God I need to remember that.
If there's one thing I don't need it's a drug to fascinate me. I am so easy to pull off task already. Everything in the world is fascinating. I don't throw things out because I like to play with them. All the papers I own get torn up eventually as I handle the edges and pry at them, try to feel the individual fibers and how they work.
I think my interest in LHG proved that. I mean what WAS that? It's infantile. She's a pretty girl but the world is full of them, she's probably got a boyfriend or a drug problem or whatever. I do this sort of thing too often and it makes me want to excavate my head with a bowie knife.
Please don't claim that Adaptation teaches "You are what you love." That's not where the heart of the movie lies. It lies in "You fat piece of shit! You ruined my life you loser. Oh you fat fuck!"

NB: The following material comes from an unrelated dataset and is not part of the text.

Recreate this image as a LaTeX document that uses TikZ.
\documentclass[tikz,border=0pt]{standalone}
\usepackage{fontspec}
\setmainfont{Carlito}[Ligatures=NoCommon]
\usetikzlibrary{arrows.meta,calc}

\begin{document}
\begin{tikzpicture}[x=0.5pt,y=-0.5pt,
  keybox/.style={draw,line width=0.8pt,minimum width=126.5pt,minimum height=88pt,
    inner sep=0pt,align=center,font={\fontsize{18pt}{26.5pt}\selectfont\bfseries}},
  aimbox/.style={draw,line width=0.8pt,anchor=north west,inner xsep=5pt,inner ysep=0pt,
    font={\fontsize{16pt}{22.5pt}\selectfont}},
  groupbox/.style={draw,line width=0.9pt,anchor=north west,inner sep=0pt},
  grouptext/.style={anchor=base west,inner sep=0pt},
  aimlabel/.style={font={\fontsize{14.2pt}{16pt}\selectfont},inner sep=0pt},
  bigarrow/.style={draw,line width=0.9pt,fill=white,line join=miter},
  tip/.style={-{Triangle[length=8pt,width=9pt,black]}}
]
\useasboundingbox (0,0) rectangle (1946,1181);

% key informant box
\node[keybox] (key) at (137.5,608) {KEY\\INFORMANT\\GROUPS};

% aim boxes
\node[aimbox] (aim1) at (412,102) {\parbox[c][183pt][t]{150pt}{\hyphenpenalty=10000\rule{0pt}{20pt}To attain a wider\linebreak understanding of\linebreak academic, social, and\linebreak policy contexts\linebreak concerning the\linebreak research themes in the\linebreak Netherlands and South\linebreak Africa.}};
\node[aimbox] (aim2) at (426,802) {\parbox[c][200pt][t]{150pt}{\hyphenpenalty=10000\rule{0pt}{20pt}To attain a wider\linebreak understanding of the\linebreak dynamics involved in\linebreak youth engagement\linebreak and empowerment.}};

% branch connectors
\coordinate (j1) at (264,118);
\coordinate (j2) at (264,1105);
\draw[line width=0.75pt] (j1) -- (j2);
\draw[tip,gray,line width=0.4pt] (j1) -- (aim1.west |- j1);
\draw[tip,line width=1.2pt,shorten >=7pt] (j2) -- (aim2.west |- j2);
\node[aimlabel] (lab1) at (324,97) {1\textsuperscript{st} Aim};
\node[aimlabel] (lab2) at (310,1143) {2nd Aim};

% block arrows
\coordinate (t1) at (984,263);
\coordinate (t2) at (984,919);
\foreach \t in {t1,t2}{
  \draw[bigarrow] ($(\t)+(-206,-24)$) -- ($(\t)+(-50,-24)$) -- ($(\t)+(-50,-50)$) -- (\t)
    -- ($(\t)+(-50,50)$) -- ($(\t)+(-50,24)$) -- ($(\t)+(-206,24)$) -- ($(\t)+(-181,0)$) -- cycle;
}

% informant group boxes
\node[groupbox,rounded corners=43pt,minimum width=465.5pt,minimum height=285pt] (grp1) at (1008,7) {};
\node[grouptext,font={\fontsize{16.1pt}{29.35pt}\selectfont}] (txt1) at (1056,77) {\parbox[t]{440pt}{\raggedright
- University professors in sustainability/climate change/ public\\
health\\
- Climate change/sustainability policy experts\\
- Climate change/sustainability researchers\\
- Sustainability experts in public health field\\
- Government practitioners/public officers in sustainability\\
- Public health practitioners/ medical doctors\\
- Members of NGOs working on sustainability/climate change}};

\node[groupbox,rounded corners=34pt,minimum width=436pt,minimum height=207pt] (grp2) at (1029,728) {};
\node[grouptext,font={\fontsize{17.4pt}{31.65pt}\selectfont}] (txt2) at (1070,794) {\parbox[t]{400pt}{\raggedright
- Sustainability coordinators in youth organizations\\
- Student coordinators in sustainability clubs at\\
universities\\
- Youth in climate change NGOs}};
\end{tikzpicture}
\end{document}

Writing is a full time profession, just not one that will necessarily pay. That's the scary part about it, if you want to be true to art, if you want to really go out there and write something original, not a requisitioned piece or something for a deadline, there's no guarantee of an audience and even less a guarantee of distribution to reach that audience if it's out there. The internet has changed that in some ways, but there's still no money in writing brilliant stuff that nobody wants to sell.

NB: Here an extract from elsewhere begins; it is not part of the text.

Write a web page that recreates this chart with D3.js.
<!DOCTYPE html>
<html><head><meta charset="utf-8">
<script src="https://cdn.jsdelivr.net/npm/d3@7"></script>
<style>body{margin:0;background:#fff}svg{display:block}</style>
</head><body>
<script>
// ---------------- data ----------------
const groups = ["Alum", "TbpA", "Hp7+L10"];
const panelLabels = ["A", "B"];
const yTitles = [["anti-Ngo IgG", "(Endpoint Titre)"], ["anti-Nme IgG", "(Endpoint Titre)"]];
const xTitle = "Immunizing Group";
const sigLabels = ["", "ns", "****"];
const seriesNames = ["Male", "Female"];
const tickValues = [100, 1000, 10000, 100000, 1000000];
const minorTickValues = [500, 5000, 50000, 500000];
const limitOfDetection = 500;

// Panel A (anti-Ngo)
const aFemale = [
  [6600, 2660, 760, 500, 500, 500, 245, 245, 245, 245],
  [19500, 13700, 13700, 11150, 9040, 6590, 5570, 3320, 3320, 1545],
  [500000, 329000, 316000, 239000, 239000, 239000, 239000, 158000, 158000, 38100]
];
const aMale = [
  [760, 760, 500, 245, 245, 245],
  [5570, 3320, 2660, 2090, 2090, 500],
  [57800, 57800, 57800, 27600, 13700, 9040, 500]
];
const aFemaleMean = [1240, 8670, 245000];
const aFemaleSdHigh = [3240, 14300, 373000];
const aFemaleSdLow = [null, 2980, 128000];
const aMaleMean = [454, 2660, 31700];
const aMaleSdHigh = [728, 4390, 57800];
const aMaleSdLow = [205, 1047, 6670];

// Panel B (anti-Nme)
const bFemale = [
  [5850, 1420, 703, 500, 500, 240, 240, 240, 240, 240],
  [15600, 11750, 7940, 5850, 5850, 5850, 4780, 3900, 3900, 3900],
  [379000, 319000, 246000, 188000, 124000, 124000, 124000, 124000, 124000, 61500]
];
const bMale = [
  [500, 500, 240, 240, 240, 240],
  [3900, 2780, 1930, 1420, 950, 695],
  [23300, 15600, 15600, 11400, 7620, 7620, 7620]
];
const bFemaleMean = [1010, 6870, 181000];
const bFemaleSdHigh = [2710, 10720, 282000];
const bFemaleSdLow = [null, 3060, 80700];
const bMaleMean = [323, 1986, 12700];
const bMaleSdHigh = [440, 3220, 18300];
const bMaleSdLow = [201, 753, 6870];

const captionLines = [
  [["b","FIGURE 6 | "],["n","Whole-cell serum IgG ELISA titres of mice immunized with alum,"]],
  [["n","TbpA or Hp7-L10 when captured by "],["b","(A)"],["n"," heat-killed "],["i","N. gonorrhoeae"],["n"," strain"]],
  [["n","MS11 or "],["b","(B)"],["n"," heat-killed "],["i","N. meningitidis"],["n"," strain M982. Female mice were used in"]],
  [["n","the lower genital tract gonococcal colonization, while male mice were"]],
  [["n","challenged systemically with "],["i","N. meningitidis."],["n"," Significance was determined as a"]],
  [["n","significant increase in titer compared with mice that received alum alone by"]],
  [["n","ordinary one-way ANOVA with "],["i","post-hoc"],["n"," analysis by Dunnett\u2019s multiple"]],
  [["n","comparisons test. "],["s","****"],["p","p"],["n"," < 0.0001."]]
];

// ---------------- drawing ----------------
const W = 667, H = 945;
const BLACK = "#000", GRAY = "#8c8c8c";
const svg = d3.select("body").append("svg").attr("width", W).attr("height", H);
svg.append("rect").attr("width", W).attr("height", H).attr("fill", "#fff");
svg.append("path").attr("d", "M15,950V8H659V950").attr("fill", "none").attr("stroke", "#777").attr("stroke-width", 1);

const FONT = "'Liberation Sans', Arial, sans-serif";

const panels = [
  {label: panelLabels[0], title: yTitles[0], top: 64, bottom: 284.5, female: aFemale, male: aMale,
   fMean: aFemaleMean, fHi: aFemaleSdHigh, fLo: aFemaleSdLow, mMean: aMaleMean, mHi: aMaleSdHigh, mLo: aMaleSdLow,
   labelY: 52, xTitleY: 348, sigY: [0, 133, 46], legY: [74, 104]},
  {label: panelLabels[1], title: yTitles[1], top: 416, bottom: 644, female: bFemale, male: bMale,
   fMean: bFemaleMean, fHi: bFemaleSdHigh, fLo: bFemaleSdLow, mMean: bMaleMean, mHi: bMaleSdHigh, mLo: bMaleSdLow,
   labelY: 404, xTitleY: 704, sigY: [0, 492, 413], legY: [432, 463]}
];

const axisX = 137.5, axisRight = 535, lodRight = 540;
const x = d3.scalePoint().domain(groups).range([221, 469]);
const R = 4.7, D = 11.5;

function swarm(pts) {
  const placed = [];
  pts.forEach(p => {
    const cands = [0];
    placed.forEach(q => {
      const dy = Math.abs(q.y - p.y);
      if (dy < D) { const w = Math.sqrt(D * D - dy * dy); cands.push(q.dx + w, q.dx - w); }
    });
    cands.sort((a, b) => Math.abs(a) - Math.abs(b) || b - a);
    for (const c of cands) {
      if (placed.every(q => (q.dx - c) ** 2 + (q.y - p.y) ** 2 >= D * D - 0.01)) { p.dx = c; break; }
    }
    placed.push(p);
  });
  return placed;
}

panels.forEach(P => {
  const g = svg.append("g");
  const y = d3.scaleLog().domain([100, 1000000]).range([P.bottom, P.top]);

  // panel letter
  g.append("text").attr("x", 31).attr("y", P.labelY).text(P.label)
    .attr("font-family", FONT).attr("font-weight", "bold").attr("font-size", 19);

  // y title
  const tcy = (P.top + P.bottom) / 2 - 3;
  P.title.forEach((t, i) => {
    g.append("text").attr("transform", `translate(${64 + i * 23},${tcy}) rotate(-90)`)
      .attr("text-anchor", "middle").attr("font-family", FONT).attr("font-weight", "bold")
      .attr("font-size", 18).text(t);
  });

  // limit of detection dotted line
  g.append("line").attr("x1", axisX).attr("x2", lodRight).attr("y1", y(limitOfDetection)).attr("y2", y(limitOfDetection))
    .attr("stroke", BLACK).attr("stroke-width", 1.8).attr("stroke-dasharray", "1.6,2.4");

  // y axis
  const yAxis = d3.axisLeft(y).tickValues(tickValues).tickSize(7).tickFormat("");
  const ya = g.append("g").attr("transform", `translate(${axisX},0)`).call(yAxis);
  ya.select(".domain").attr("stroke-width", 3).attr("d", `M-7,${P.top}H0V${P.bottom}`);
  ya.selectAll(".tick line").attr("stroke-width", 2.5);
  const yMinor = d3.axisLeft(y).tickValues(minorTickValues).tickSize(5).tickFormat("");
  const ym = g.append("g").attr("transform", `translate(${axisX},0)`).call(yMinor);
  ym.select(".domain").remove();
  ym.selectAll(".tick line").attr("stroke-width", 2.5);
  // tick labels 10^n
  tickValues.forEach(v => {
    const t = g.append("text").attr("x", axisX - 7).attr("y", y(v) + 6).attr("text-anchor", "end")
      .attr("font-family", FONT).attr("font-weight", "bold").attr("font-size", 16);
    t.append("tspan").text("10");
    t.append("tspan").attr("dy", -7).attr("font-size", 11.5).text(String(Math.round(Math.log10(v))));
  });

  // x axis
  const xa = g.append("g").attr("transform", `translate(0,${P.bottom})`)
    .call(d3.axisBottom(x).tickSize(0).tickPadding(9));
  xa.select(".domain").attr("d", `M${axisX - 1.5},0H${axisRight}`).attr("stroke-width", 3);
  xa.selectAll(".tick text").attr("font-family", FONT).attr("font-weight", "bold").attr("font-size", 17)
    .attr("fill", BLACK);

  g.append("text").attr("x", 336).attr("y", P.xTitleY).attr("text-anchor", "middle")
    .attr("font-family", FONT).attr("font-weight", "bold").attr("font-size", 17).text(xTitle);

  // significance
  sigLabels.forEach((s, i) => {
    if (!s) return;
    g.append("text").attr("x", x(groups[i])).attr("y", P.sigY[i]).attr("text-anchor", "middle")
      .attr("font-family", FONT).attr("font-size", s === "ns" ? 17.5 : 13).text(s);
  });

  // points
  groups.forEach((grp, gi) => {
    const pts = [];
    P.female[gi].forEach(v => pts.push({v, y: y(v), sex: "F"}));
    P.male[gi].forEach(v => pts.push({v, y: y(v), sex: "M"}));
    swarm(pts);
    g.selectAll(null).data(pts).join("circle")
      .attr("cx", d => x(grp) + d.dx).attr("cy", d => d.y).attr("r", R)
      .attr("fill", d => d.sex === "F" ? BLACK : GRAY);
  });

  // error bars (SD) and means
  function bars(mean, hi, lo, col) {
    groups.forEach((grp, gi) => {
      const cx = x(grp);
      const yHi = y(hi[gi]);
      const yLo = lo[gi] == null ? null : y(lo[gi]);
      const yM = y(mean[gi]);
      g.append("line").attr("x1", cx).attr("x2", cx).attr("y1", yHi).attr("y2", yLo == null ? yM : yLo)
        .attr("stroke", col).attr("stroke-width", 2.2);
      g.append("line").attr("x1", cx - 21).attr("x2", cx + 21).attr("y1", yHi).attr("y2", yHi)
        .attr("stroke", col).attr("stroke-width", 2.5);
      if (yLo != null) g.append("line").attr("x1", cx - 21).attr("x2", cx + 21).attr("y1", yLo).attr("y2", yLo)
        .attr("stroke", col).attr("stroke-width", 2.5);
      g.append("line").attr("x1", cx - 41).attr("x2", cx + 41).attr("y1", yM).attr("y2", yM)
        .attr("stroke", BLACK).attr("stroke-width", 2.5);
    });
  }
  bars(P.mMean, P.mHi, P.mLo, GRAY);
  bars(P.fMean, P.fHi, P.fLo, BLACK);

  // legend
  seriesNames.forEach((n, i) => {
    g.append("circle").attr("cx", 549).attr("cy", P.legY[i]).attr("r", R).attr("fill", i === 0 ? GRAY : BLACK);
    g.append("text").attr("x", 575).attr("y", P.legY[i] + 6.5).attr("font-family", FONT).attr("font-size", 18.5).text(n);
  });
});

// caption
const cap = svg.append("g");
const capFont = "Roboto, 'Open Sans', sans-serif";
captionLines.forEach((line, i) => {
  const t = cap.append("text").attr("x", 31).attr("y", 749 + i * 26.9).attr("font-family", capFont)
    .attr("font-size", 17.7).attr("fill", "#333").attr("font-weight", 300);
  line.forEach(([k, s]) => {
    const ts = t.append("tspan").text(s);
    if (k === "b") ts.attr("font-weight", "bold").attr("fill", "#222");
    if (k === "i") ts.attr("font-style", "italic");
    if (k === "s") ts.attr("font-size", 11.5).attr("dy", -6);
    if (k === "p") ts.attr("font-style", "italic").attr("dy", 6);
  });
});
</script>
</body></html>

If you haven't seen Adaptation why not? If you didn't like it, why not? It may not be the best movie ever made but it is a masterpiece, undisputed, and it is my favorite. I don't know why more people aren't obsessed with this film. It's not a campy culty boobs and bodybags piece of celluloid that's fun only for those with those particular interests. It's a genius meditation on the nature of art, the nature of media, the nature of humanity, the nature of nature.
This movie makes me want to write something good, and soon. Not necessarily fiction, and not good in an absolute sense, good for me. Good for my talents and abilities at this point in time. I don't need to be beyond myself, I just need to do what I am capable of.
It's not the answer to all my problems, it's just something I want to do.